Colombo: Sri Lanka’s jinxed second international airport was left without a single scheduled flight from Friday after the only airline using the remote facility scrapped its daily service.
Dubai’s flydubai gave no reason for the pullout from Mattala International, built by former strongman president Mahinda Rajapakse and financed with Chinese loans.
The airport — a five-hour, 250-kilometre drive from the capital Colombo — is located inside a wildlife sanctuary and smack in the middle of a migratory route for birds.
Several aircraft have hit birds since it opened in 2013 and two years ago the military deployed hundreds of troops to clear deer, wild buffalo and elephants off the sprawling facility.
The airport, which cost an initial $210 million (Dh770.7 million) and employs some 550 workers in Rajapakse’s home district, has failed to generate enough business to pay staff, let alone make a profit.
Rajapakse’s administration had offered hefty concessions and initially attracted Air Arabia — which pulled out after only a few weeks — and flydubai.
Emergency alternate landing location
Even Sri Lanka’s national carrier Sri Lankan Airlines stopped flying to Mattala in 2015 saying the move saved them $18 million annually.
Mattala will however remain an emergency alternate landing location for flights heading into Colombo International. Earlier this year the world’s largest aircraft, the Antonov 225, refuelled there.

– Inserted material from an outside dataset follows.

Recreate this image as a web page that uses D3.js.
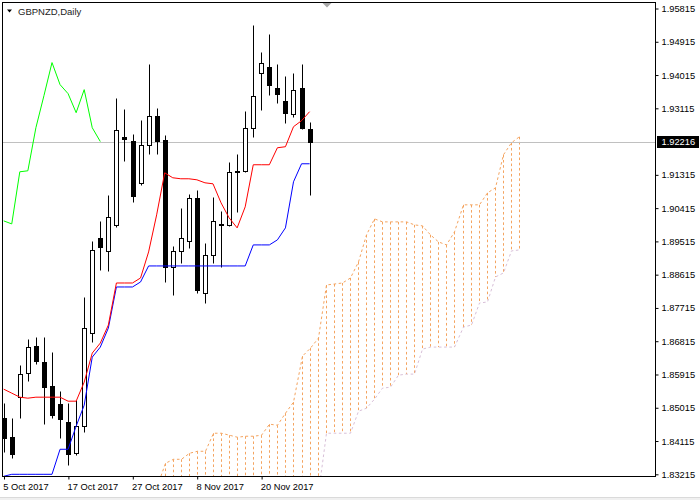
<!DOCTYPE html>
<html><head><meta charset="utf-8">
<script src="https://cdn.jsdelivr.net/npm/d3@7"></script>
<style>
body{margin:0;background:#fff;}
svg{display:block;font-family:'Liberation Sans',Arial,sans-serif;}
</style></head><body>
<svg id="c" width="700" height="500"></svg>
<script>
const symbol = "GBPNZD,Daily";
const dates = ["2017-10-05","2017-10-06","2017-10-09","2017-10-10","2017-10-11","2017-10-12","2017-10-13","2017-10-16","2017-10-17","2017-10-18","2017-10-19","2017-10-20","2017-10-23","2017-10-24","2017-10-25","2017-10-26","2017-10-27","2017-10-30","2017-10-31","2017-11-01","2017-11-02","2017-11-03","2017-11-06","2017-11-07","2017-11-08","2017-11-09","2017-11-10","2017-11-13","2017-11-14","2017-11-15","2017-11-16","2017-11-17","2017-11-20","2017-11-21","2017-11-22","2017-11-23","2017-11-24","2017-11-27","2017-11-28"];
const open  = [1.84731,1.84216,1.85300,1.85951,1.86682,1.86249,1.85598,1.85110,1.84623,1.83783,1.84514,1.87035,1.89609,1.89257,1.89961,1.92346,1.92238,1.91100,1.92129,1.92915,1.92265,1.88823,1.89257,1.89528,1.90693,1.88119,1.89148,1.89961,1.89961,1.91398,1.91425,1.92590,1.94081,1.94243,1.93674,1.93322,1.92969,1.93674,1.92563];
const high  = [1.85138,1.84731,1.86167,1.86872,1.86926,1.86926,1.86520,1.85463,1.85138,1.85219,1.88010,1.89528,1.90070,1.90774,1.93403,1.93105,1.92427,1.92807,1.94324,1.93132,1.92400,1.89392,1.90422,1.90801,1.90910,1.89474,1.90720,1.90341,1.91669,1.91885,1.93051,1.95381,1.94650,1.95137,1.94324,1.93999,1.94081,1.94324,1.92753];
const low   = [1.83810,1.83647,1.84731,1.85734,1.86194,1.84568,1.84731,1.84189,1.83457,1.83728,1.84352,1.86791,1.88742,1.88715,1.89907,1.91696,1.90585,1.91045,1.91885,1.91885,1.88417,1.88064,1.88932,1.89338,1.88119,1.87848,1.88932,1.88823,1.89934,1.90314,1.91398,1.92346,1.93078,1.93484,1.93268,1.92726,1.92888,1.92560,1.90774];
const close = [1.84189,1.83755,1.85923,1.86655,1.86276,1.85571,1.84812,1.84704,1.83755,1.84514,1.87170,1.89284,1.89365,1.90178,1.92536,1.92292,1.90747,1.92129,1.92915,1.92238,1.88823,1.89257,1.89609,1.90693,1.88200,1.89148,1.90070,1.89988,1.91398,1.91425,1.92590,1.93457,1.94352,1.93755,1.93511,1.92997,1.93620,1.92590,1.92216];
const tenkan = [1.85518,1.85410,1.85301,1.85274,1.85301,1.85301,1.85301,1.85301,1.85193,1.85193,1.85708,1.86494,1.86765,1.87252,1.88390,1.88390,1.88390,1.88526,1.89230,1.90233,1.91371,1.91236,1.91209,1.91209,1.91181,1.91100,1.91073,1.90558,1.90152,1.89881,1.90450,1.91588,1.91588,1.91588,1.92048,1.92076,1.92618,1.92780,1.93024];
const kijun = [1.83161,1.83215,1.83215,1.83215,1.83215,1.83215,1.83215,1.83892,1.83892,1.84516,1.85085,1.86385,1.86656,1.87171,1.88282,1.88282,1.88282,1.88418,1.88851,1.88851,1.88851,1.88851,1.88851,1.88851,1.88851,1.88851,1.88851,1.88851,1.88851,1.88851,1.88851,1.89420,1.89420,1.89420,1.89556,1.89881,1.91127,1.91615,1.91615];
const chikouShift = 26;
const cloudStart = 19;
const spanA = [1.82900,1.83513,1.83621,1.83621,1.83784,1.83838,1.83838,1.84326,1.84326,1.84272,1.84217,1.84245,1.84245,1.84272,1.84570,1.84543,1.84868,1.85166,1.86412,1.86629,1.86900,1.88336,1.88363,1.88390,1.88526,1.88959,1.89691,1.90125,1.90043,1.90043,1.90043,1.90043,1.89962,1.89935,1.89691,1.89501,1.89420,1.89772,1.90504,1.90504,1.90504,1.90829,1.90965,1.91859,1.92184,1.92347];
const spanB = [1.82700,1.82700,1.82700,1.82700,1.82700,1.82700,1.82700,1.82700,1.82700,1.82700,1.82700,1.82700,1.82700,1.82700,1.82700,1.82700,1.82700,1.82700,1.82700,1.82700,1.82700,1.84326,1.84326,1.84326,1.84326,1.84922,1.85003,1.85247,1.85545,1.85572,1.85897,1.85925,1.85925,1.86602,1.86656,1.86656,1.86656,1.86656,1.87198,1.87252,1.87848,1.87876,1.88553,1.88661,1.89258,1.89285];
const priceTicks = [1.95815,1.94915,1.94015,1.93115,1.91315,1.90415,1.89515,1.88615,1.87715,1.86815,1.85915,1.85015,1.84115,1.83215];
const dateTickIdx = [0,8,16,24,32];
const lastPrice = 1.92216;

const svg = d3.select("#c");
const L = 2.5, T = 2.5, R = 655.5, B = 476.5;
const x = d3.scaleLinear().domain([0, 64]).range([3.7, 518.9]);
const y = d3.scaleLinear().domain([1.83215, 1.95815]).range([474.3, 8.5]);
const px = v => Math.round(v) + 0.5;

svg.append("defs").append("clipPath").attr("id","clip")
  .append("rect").attr("x", L+0.5).attr("y", T+0.5).attr("width", R-L-1).attr("height", B-T-1);

const g = svg.append("g").attr("clip-path","url(#clip)");

// Kumo histogram
const cloud = spanA.map((a,k)=>({j: cloudStart+k, a, b: spanB[k]}));
g.append("g").selectAll("line").data(cloud).join("line")
  .attr("x1", d=>px(x(d.j))).attr("x2", d=>px(x(d.j)))
  .attr("y1", d=>y(d.a)).attr("y2", d=>y(d.b))
  .attr("stroke","#F4A460").attr("stroke-width",1).attr("stroke-dasharray","2.6,2.6");
g.append("path").datum(cloud)
  .attr("d", d3.line().x(d=>px(x(d.j))).y(d=>y(d.a)))
  .attr("fill","none").attr("stroke","#F4A460").attr("stroke-width",1).attr("stroke-dasharray","2.6,2.6");
g.append("path").datum(cloud)
  .attr("d", d3.line().x(d=>px(x(d.j))).y(d=>y(d.b)))
  .attr("fill","none").attr("stroke","#D8BFD8").attr("stroke-width",1).attr("stroke-dasharray","2.6,2.6");

// bid line
g.append("line").attr("x1",L).attr("x2",R).attr("y1",px(y(lastPrice))).attr("y2",px(y(lastPrice)))
  .attr("stroke","#C0C0C0").attr("stroke-width",1);

// candles
const bars = open.map((o,i)=>({i,o,h:high[i],l:low[i],c:close[i]}));
const cg = g.append("g");
cg.selectAll("line").data(bars).join("line")
  .attr("x1", d=>px(x(d.i))).attr("x2", d=>px(x(d.i)))
  .attr("y1", d=>px(y(d.h))).attr("y2", d=>px(y(d.l)))
  .attr("stroke","#000").attr("stroke-width",1);
cg.selectAll("rect").data(bars).join("rect")
  .attr("x", d=>px(x(d.i))-2).attr("width",4)
  .attr("y", d=>px(y(Math.max(d.o,d.c))))
  .attr("height", d=>Math.max(0, px(y(Math.min(d.o,d.c))) - px(y(Math.max(d.o,d.c)))))
  .attr("fill", d=>d.c < d.o ? "#000" : "#fff")
  .attr("stroke","#000").attr("stroke-width",1);

// Ichimoku lines
const line = d3.line().x((d,i)=>x(i)).y(d=>y(d));
g.append("path").datum(kijun).attr("d", line).attr("fill","none").attr("stroke","#0000FF").attr("stroke-width",1);
g.append("path").datum(tenkan).attr("d", line).attr("fill","none").attr("stroke","#FF0000").attr("stroke-width",1);
const chikou = close.slice(chikouShift);
g.append("path").datum(chikou).attr("d", line).attr("fill","none").attr("stroke","#00FF00").attr("stroke-width",1);

// frame
svg.append("rect").attr("x",L).attr("y",T).attr("width",R-L).attr("height",B-T)
  .attr("fill","none").attr("stroke","#000").attr("stroke-width",1);

// price axis
const ya = svg.append("g").attr("transform",`translate(${R},0)`)
  .call(d3.axisRight(y).tickValues(priceTicks).tickFormat(d3.format(".5f")).tickSize(3).tickPadding(3));
ya.select(".domain").remove();
ya.selectAll("line").attr("stroke","#000");
ya.selectAll("text").attr("font-size","9.3px").attr("fill","#000");

// last price label
const ly = y(lastPrice);
svg.append("rect").attr("x",657).attr("y",Math.round(ly)-6).attr("width",42).attr("height",12).attr("fill","#000");
svg.append("text").attr("x",661.5).attr("y",ly).attr("dy","0.35em").attr("font-size","9.3px").attr("fill","#fff").text(d3.format(".5f")(lastPrice));

// date axis
const fmt = d3.timeFormat("%-d %b %Y"), parse = d3.timeParse("%Y-%m-%d");
const xa = svg.append("g").attr("transform",`translate(0,${B})`)
  .call(d3.axisBottom(x).tickValues(dateTickIdx).tickFormat(i=>fmt(parse(dates[i]))).tickSize(3).tickPadding(3.5));
xa.select(".domain").remove();
xa.selectAll(".tick line").attr("stroke","#000").attr("transform","translate(0.3,0)");
xa.selectAll("text").attr("text-anchor","start").attr("font-size","9.3px").attr("fill","#000").attr("dx","-1");

// title
svg.append("path").attr("d","M7,9.5 L12,9.5 L9.5,12.5 Z").attr("fill","#000");
svg.append("text").attr("x",18).attr("y",14.5).attr("font-size","9.5px").attr("fill","#222").text(symbol);
// shift marker
svg.append("path").attr("d","M322.5,3 L331.5,3 L327,7.5 Z").attr("fill","#A8A8A8");
// bottom window edge
svg.append("rect").attr("x",0).attr("y",497).attr("width",700).attr("height",3).attr("fill","#F0F0F0");
svg.append("line").attr("x1",0).attr("x2",700).attr("y1",497.5).attr("y2",497.5).attr("stroke","#DADADA");
</script>
</body></html>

Other Chinese investments have also turned sour for the island nation, leading the government to warn last month of a looming debt crisis as it struggles to pay back the loans.
Last August, China took over the loss-making deep-sea port of Hambantota in the south of Sri Lanka on a 99-year lease under a $1.1 billion deal, sparking particular concern in neighbouring India.
China has also lent other countries in Asia and further afield vast amounts of money for infrastructure projects being built under President Xi Jinping’s signature Belt and Road initiative.
In April the International Monetary Fund warned China about saddling other countries with a “problematic increase in debt”.